» RECORDED DATA
>> Start

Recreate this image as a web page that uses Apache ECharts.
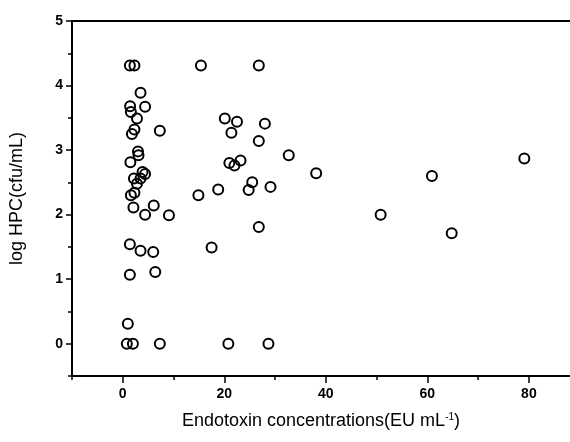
<!DOCTYPE html>
<html>
<head>
<meta charset="utf-8">
<script src="https://cdn.jsdelivr.net/npm/echarts@6/dist/echarts.min.js"></script>
<style>html,body{margin:0;padding:0;background:#fff}#c{width:570px;height:442px}</style>
</head>
<body>
<div id="c"></div>
<script>
const endotoxin = [1.4,2.3,15.4,26.8,3.5,1.45,4.4,1.6,2.8,20.1,22.5,28.0,2.3,1.8,7.3,21.4,26.8,3.0,3.1,1.5,21.0,22.0,23.2,32.7,3.9,4.4,2.2,3.5,2.8,38.1,25.5,24.8,29.1,18.8,2.3,1.6,14.9,2.1,6.1,4.4,9.1,26.8,50.8,60.9,64.8,79.1,17.5,1.4,3.5,6.0,1.4,6.4,1.0,0.8,2.0,7.3,20.8,28.7];
const logHPC = [4.31,4.31,4.31,4.31,3.89,3.68,3.67,3.59,3.49,3.49,3.44,3.41,3.32,3.25,3.30,3.27,3.14,2.98,2.92,2.81,2.80,2.76,2.84,2.92,2.66,2.63,2.56,2.56,2.48,2.64,2.50,2.38,2.43,2.39,2.34,2.30,2.30,2.11,2.14,2.00,1.99,1.81,2.00,2.60,1.71,2.87,1.49,1.54,1.44,1.42,1.07,1.11,0.31,0,0,0,0,0];
const xTicks = [0,20,40,60,80];
const xMinorTicks = [-10,10,30,50,70];
const yTicks = [0,1,2,3,4,5];
const yMinorTicks = [-0.5,0.5,1.5,2.5,3.5,4.5];
const xTitle = 'Endotoxin concentrations(EU mL{sup|-1})';
const yTitle = 'log HPC(cfu/mL)';

const XMIN = -10, XMAX = 88.1, YMIN = -0.5, YMAX = 5;
const lineStyle = {color:'#000', width:2};
const labelStyle = {color:'#000', fontFamily:'Liberation Sans, Arial', fontWeight:'bold', fontSize:14};

const chart = echarts.init(document.getElementById('c'));
chart.setOption({
  animation:false,
  grid:{left:72, right:0, top:21, bottom:66, containLabel:false},
  xAxis:[
    {type:'value', min:XMIN, max:XMAX, position:'bottom',
     axisLine:{show:true, onZero:false, lineStyle},
     axisTick:{show:true, inside:false, length:7, lineStyle:{color:'#000', width:1.5}, customValues:xTicks},
     axisLabel:{...labelStyle, margin:11, customValues:xTicks},
     splitLine:{show:false},
     name:xTitle, nameLocation:'middle', nameGap:36,
     nameTextStyle:{color:'#000', fontFamily:'Liberation Sans, Arial', fontSize:18,
       rich:{sup:{fontSize:10, verticalAlign:'top', padding:[0,0,8,0], color:'#000', fontFamily:'Liberation Sans, Arial'}}}
    },
    {type:'value', min:XMIN, max:XMAX, position:'bottom',
     axisLine:{show:false, onZero:false},
     axisTick:{show:true, length:4, lineStyle:{color:'#000', width:1.5}, customValues:xMinorTicks},
     axisLabel:{show:false}, splitLine:{show:false}},
    {type:'value', min:XMIN, max:XMAX, position:'top',
     axisLine:{show:true, onZero:false, lineStyle},
     axisTick:{show:false}, axisLabel:{show:false}, splitLine:{show:false}}
  ],
  yAxis:[
    {type:'value', min:YMIN, max:YMAX, position:'left',
     axisLine:{show:true, onZero:false, lineStyle},
     axisTick:{show:true, length:6, lineStyle:{color:'#000', width:1.5}, customValues:yTicks},
     axisLabel:{...labelStyle, margin:9, customValues:yTicks},
     splitLine:{show:false},
     name:yTitle, nameLocation:'middle', nameGap:46,
     nameTextStyle:{color:'#000', fontFamily:'Liberation Sans, Arial', fontSize:18}
    },
    {type:'value', min:YMIN, max:YMAX, position:'left',
     axisLine:{show:false, onZero:false},
     axisTick:{show:true, length:4, lineStyle:{color:'#000', width:1.5}, customValues:yMinorTicks},
     axisLabel:{show:false}, splitLine:{show:false}}
  ],
  series:[{
    type:'scatter', xAxisIndex:0, yAxisIndex:0,
    data:endotoxin.map((x,i)=>[x, logHPC[i]]),
    symbol:'circle', symbolSize:10,
    itemStyle:{color:'transparent', borderColor:'#000', borderWidth:2, opacity:1},
    emphasis:{disabled:true}
  }]
});
</script>
</body>
</html>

>> End

» DO THIS
Send back the data above word for word, with the pictures left out.

» ANSWER TO THIS EXERCISE
Recreate this image as a web page that uses Apache ECharts.
<!DOCTYPE html>
<html>
<head>
<meta charset="utf-8">
<script src="https://cdn.jsdelivr.net/npm/echarts@6/dist/echarts.min.js"></script>
<style>html,body{margin:0;padding:0;background:#fff}#c{width:570px;height:442px}</style>
</head>
<body>
<div id="c"></div>
<script>
const endotoxin = [1.4,2.3,15.4,26.8,3.5,1.45,4.4,1.6,2.8,20.1,22.5,28.0,2.3,1.8,7.3,21.4,26.8,3.0,3.1,1.5,21.0,22.0,23.2,32.7,3.9,4.4,2.2,3.5,2.8,38.1,25.5,24.8,29.1,18.8,2.3,1.6,14.9,2.1,6.1,4.4,9.1,26.8,50.8,60.9,64.8,79.1,17.5,1.4,3.5,6.0,1.4,6.4,1.0,0.8,2.0,7.3,20.8,28.7];
const logHPC = [4.31,4.31,4.31,4.31,3.89,3.68,3.67,3.59,3.49,3.49,3.44,3.41,3.32,3.25,3.30,3.27,3.14,2.98,2.92,2.81,2.80,2.76,2.84,2.92,2.66,2.63,2.56,2.56,2.48,2.64,2.50,2.38,2.43,2.39,2.34,2.30,2.30,2.11,2.14,2.00,1.99,1.81,2.00,2.60,1.71,2.87,1.49,1.54,1.44,1.42,1.07,1.11,0.31,0,0,0,0,0];
const xTicks = [0,20,40,60,80];
const xMinorTicks = [-10,10,30,50,70];
const yTicks = [0,1,2,3,4,5];
const yMinorTicks = [-0.5,0.5,1.5,2.5,3.5,4.5];
const xTitle = 'Endotoxin concentrations(EU mL{sup|-1})';
const yTitle = 'log HPC(cfu/mL)';

const XMIN = -10, XMAX = 88.1, YMIN = -0.5, YMAX = 5;
const lineStyle = {color:'#000', width:2};
const labelStyle = {color:'#000', fontFamily:'Liberation Sans, Arial', fontWeight:'bold', fontSize:14};

const chart = echarts.init(document.getElementById('c'));
chart.setOption({
  animation:false,
  grid:{left:72, right:0, top:21, bottom:66, containLabel:false},
  xAxis:[
    {type:'value', min:XMIN, max:XMAX, position:'bottom',
     axisLine:{show:true, onZero:false, lineStyle},
     axisTick:{show:true, inside:false, length:7, lineStyle:{color:'#000', width:1.5}, customValues:xTicks},
     axisLabel:{...labelStyle, margin:11, customValues:xTicks},
     splitLine:{show:false},
     name:xTitle, nameLocation:'middle', nameGap:36,
     nameTextStyle:{color:'#000', fontFamily:'Liberation Sans, Arial', fontSize:18,
       rich:{sup:{fontSize:10, verticalAlign:'top', padding:[0,0,8,0], color:'#000', fontFamily:'Liberation Sans, Arial'}}}
    },
    {type:'value', min:XMIN, max:XMAX, position:'bottom',
     axisLine:{show:false, onZero:false},
     axisTick:{show:true, length:4, lineStyle:{color:'#000', width:1.5}, customValues:xMinorTicks},
     axisLabel:{show:false}, splitLine:{show:false}},
    {type:'value', min:XMIN, max:XMAX, position:'top',
     axisLine:{show:true, onZero:false, lineStyle},
     axisTick:{show:false}, axisLabel:{show:false}, splitLine:{show:false}}
  ],
  yAxis:[
    {type:'value', min:YMIN, max:YMAX, position:'left',
     axisLine:{show:true, onZero:false, lineStyle},
     axisTick:{show:true, length:6, lineStyle:{color:'#000', width:1.5}, customValues:yTicks},
     axisLabel:{...labelStyle, margin:9, customValues:yTicks},
     splitLine:{show:false},
     name:yTitle, nameLocation:'middle', nameGap:46,
     nameTextStyle:{color:'#000', fontFamily:'Liberation Sans, Arial', fontSize:18}
    },
    {type:'value', min:YMIN, max:YMAX, position:'left',
     axisLine:{show:false, onZero:false},
     axisTick:{show:true, length:4, lineStyle:{color:'#000', width:1.5}, customValues:yMinorTicks},
     axisLabel:{show:false}, splitLine:{show:false}}
  ],
  series:[{
    type:'scatter', xAxisIndex:0, yAxisIndex:0,
    data:endotoxin.map((x,i)=>[x, logHPC[i]]),
    symbol:'circle', symbolSize:10,
    itemStyle:{color:'transparent', borderColor:'#000', borderWidth:2, opacity:1},
    emphasis:{disabled:true}
  }]
});
</script>
</body>
</html>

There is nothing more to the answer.